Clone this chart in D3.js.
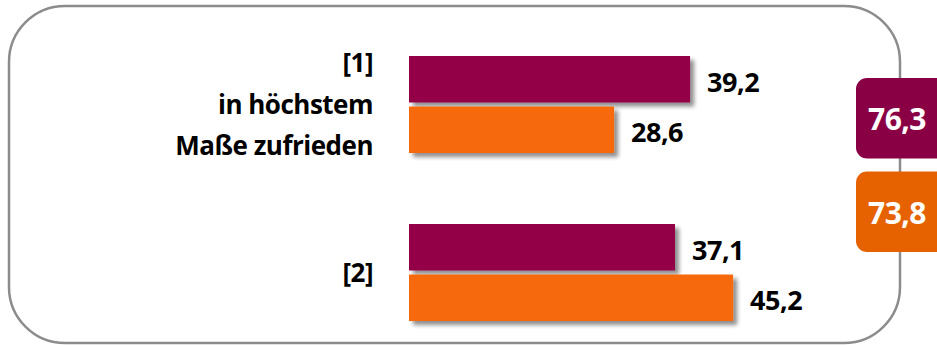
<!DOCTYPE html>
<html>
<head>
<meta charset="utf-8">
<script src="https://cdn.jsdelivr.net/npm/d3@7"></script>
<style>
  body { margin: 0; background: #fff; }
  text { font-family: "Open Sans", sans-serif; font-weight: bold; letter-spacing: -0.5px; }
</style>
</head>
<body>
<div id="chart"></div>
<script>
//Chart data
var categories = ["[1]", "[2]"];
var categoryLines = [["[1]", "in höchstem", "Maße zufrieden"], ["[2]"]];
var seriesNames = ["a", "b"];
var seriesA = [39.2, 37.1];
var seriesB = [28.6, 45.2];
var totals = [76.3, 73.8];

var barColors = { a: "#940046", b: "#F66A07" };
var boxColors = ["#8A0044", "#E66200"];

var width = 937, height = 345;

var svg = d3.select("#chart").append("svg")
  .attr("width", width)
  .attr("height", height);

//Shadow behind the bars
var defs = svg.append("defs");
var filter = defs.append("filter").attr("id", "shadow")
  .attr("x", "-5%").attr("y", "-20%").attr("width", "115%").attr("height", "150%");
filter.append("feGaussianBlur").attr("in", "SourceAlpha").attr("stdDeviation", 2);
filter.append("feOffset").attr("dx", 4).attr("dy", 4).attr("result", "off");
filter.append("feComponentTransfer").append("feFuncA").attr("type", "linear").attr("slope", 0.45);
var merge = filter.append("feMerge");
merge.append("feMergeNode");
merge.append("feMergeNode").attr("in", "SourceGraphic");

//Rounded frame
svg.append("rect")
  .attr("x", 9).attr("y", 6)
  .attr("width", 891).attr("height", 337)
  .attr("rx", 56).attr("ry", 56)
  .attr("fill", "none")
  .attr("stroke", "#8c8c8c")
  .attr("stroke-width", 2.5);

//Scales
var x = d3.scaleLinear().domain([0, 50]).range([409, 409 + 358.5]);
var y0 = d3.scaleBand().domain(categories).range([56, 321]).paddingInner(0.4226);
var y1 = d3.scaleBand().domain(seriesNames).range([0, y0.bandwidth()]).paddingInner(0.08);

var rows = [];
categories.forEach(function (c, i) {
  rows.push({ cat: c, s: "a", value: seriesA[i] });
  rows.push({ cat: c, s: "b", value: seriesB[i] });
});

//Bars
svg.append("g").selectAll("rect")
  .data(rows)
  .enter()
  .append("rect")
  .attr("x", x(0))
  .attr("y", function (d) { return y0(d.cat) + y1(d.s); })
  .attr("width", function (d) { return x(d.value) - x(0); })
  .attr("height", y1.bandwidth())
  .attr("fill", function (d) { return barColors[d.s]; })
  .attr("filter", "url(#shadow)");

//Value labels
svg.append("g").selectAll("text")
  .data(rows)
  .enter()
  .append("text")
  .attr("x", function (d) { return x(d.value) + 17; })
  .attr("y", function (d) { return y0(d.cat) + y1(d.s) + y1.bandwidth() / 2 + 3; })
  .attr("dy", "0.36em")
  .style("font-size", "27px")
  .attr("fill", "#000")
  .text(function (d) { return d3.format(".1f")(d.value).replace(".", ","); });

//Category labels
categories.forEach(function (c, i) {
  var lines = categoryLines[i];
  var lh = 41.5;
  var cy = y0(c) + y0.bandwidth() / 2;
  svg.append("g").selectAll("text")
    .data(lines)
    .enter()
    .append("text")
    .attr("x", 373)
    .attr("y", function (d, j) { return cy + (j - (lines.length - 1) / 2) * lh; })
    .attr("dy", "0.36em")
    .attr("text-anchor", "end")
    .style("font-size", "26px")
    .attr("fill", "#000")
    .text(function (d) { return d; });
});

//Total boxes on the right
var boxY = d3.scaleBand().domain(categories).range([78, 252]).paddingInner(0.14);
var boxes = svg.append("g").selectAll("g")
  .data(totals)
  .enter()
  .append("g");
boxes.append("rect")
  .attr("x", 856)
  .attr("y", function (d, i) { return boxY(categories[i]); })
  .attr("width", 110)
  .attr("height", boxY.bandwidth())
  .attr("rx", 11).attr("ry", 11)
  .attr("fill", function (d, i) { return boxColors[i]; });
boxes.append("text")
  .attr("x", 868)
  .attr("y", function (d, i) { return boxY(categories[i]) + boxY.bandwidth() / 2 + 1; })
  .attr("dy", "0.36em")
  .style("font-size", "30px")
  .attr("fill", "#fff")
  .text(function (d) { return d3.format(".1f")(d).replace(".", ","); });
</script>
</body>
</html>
........
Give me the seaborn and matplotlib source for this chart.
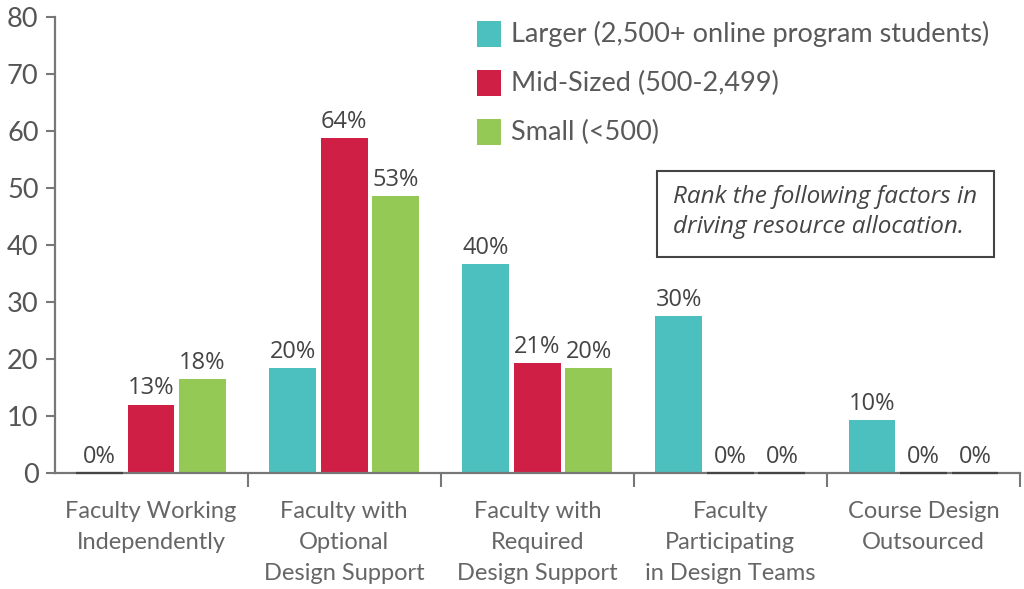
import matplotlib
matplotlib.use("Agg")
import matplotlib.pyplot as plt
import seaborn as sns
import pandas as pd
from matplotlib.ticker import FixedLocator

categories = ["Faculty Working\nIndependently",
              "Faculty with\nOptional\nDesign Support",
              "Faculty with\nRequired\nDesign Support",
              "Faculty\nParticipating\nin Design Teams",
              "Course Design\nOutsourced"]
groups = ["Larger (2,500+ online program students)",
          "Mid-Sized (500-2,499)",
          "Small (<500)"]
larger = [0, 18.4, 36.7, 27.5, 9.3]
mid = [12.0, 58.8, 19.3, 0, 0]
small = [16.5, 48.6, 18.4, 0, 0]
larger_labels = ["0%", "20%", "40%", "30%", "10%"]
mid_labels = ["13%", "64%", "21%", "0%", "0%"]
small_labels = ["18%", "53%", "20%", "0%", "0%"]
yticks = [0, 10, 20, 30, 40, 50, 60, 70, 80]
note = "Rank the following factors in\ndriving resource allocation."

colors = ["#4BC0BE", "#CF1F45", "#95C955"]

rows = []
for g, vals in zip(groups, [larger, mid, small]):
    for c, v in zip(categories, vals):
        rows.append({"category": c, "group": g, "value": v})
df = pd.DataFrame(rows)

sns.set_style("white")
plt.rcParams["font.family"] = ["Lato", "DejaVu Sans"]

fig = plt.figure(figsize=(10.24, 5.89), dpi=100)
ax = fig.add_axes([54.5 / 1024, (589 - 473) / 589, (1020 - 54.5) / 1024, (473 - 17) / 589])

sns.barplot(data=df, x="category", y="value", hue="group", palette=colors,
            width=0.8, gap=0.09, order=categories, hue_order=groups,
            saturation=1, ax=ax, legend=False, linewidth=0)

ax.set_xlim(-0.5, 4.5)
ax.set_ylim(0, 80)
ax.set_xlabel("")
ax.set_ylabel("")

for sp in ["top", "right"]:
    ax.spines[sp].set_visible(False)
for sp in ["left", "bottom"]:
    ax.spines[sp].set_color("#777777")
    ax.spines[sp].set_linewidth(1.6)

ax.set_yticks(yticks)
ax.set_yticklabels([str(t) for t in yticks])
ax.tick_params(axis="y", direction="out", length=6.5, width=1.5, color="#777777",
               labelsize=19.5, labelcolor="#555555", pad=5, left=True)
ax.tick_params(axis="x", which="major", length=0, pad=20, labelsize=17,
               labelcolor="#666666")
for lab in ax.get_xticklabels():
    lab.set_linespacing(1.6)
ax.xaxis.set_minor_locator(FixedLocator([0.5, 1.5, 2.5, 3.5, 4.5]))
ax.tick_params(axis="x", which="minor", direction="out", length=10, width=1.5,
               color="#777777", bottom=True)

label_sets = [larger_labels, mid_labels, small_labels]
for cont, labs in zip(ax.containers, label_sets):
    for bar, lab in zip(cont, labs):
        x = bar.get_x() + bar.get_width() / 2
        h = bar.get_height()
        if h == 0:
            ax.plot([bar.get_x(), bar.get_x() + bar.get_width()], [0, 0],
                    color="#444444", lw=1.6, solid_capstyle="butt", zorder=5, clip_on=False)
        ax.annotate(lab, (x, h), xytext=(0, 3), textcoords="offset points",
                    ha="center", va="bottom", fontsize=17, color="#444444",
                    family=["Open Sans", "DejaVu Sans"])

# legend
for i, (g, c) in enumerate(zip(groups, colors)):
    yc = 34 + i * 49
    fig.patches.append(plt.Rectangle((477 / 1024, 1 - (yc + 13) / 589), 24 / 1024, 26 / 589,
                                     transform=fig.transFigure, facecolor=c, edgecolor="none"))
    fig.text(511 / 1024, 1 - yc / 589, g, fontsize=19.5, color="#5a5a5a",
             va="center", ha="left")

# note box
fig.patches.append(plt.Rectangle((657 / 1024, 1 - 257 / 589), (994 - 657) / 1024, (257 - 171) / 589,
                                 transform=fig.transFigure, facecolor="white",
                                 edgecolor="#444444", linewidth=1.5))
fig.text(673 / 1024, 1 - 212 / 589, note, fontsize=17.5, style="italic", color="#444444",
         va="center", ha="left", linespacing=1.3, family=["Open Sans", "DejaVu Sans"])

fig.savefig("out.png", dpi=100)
........
§ **Work instructions**:
Above are the records; copy exactly the lines from the one with "Give me the" through the one with "from matplotlib.ticker import FixedLocator", including both, and nothing more. Leave out pictures.

§ **Finished exercise**:
Give me the seaborn and matplotlib source for this chart.
import matplotlib
matplotlib.use("Agg")
import matplotlib.pyplot as plt
import seaborn as sns
import pandas as pd
from matplotlib.ticker import FixedLocator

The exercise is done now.